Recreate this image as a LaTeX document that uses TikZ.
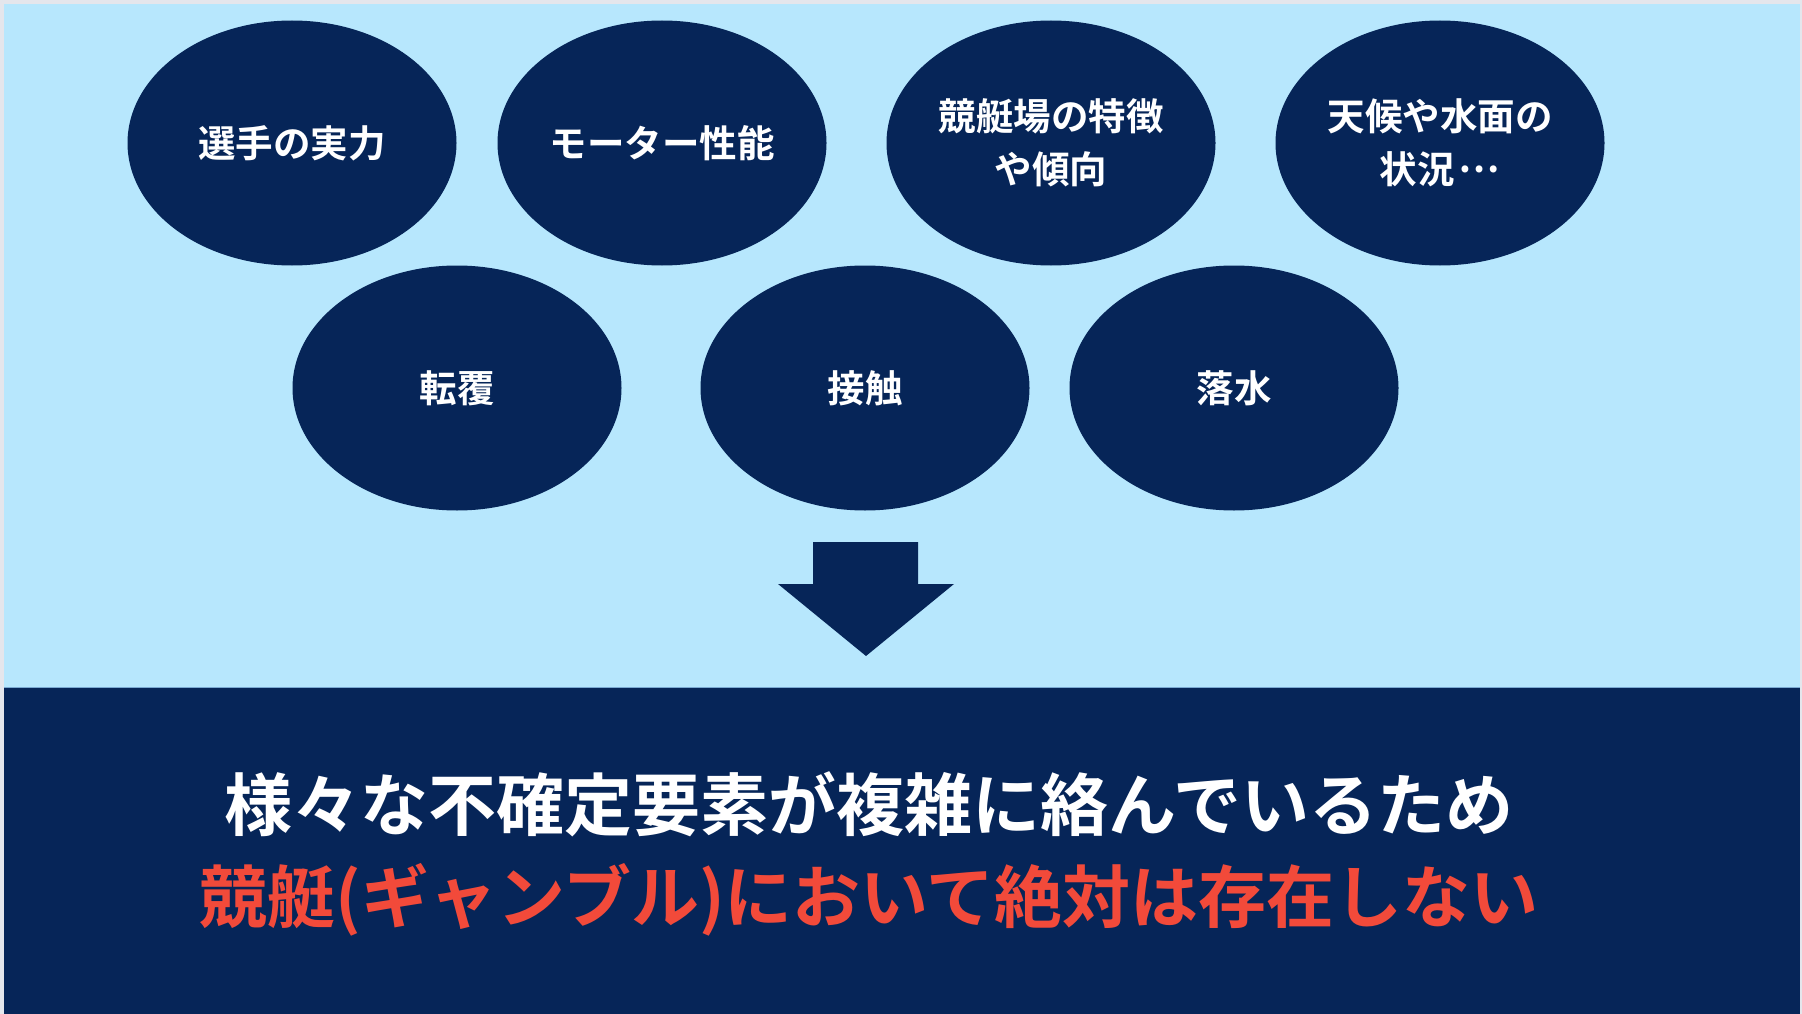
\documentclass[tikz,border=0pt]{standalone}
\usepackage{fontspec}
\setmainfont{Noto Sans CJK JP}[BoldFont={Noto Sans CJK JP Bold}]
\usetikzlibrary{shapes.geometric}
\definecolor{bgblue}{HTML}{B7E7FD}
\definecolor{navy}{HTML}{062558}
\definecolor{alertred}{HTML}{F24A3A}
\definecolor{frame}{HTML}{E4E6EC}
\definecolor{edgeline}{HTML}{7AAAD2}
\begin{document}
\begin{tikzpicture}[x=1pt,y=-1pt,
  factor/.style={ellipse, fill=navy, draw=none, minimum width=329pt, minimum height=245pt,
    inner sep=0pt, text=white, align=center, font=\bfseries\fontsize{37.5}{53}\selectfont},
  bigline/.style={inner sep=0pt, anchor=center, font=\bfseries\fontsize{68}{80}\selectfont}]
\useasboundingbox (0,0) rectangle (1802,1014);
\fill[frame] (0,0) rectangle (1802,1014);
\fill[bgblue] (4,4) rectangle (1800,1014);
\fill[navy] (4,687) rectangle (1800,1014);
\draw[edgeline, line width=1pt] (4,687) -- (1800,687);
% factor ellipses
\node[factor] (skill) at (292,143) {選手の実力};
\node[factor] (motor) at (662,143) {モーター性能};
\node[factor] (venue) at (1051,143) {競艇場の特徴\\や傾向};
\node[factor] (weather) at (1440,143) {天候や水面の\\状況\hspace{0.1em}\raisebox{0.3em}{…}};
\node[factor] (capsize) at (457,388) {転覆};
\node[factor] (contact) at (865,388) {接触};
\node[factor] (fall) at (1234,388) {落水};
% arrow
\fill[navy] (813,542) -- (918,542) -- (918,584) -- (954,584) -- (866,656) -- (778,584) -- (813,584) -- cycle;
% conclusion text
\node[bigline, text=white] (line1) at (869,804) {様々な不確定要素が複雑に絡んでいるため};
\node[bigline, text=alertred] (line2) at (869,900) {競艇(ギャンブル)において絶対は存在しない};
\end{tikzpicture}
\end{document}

★ ★ ★

▸ **AIM OF THE TASK**
Copy out the listing exactly as it stands, but not the pictures.

▸ **FINISHED TASK**
Recreate this image as a LaTeX document that uses TikZ.
\documentclass[tikz,border=0pt]{standalone}
\usepackage{fontspec}
\setmainfont{Noto Sans CJK JP}[BoldFont={Noto Sans CJK JP Bold}]
\usetikzlibrary{shapes.geometric}
\definecolor{bgblue}{HTML}{B7E7FD}
\definecolor{navy}{HTML}{062558}
\definecolor{alertred}{HTML}{F24A3A}
\definecolor{frame}{HTML}{E4E6EC}
\definecolor{edgeline}{HTML}{7AAAD2}
\begin{document}
\begin{tikzpicture}[x=1pt,y=-1pt,
  factor/.style={ellipse, fill=navy, draw=none, minimum width=329pt, minimum height=245pt,
    inner sep=0pt, text=white, align=center, font=\bfseries\fontsize{37.5}{53}\selectfont},
  bigline/.style={inner sep=0pt, anchor=center, font=\bfseries\fontsize{68}{80}\selectfont}]
\useasboundingbox (0,0) rectangle (1802,1014);
\fill[frame] (0,0) rectangle (1802,1014);
\fill[bgblue] (4,4) rectangle (1800,1014);
\fill[navy] (4,687) rectangle (1800,1014);
\draw[edgeline, line width=1pt] (4,687) -- (1800,687);
% factor ellipses
\node[factor] (skill) at (292,143) {選手の実力};
\node[factor] (motor) at (662,143) {モーター性能};
\node[factor] (venue) at (1051,143) {競艇場の特徴\\や傾向};
\node[factor] (weather) at (1440,143) {天候や水面の\\状況\hspace{0.1em}\raisebox{0.3em}{…}};
\node[factor] (capsize) at (457,388) {転覆};
\node[factor] (contact) at (865,388) {接触};
\node[factor] (fall) at (1234,388) {落水};
% arrow
\fill[navy] (813,542) -- (918,542) -- (918,584) -- (954,584) -- (866,656) -- (778,584) -- (813,584) -- cycle;
% conclusion text
\node[bigline, text=white] (line1) at (869,804) {様々な不確定要素が複雑に絡んでいるため};
\node[bigline, text=alertred] (line2) at (869,900) {競艇(ギャンブル)において絶対は存在しない};
\end{tikzpicture}
\end{document}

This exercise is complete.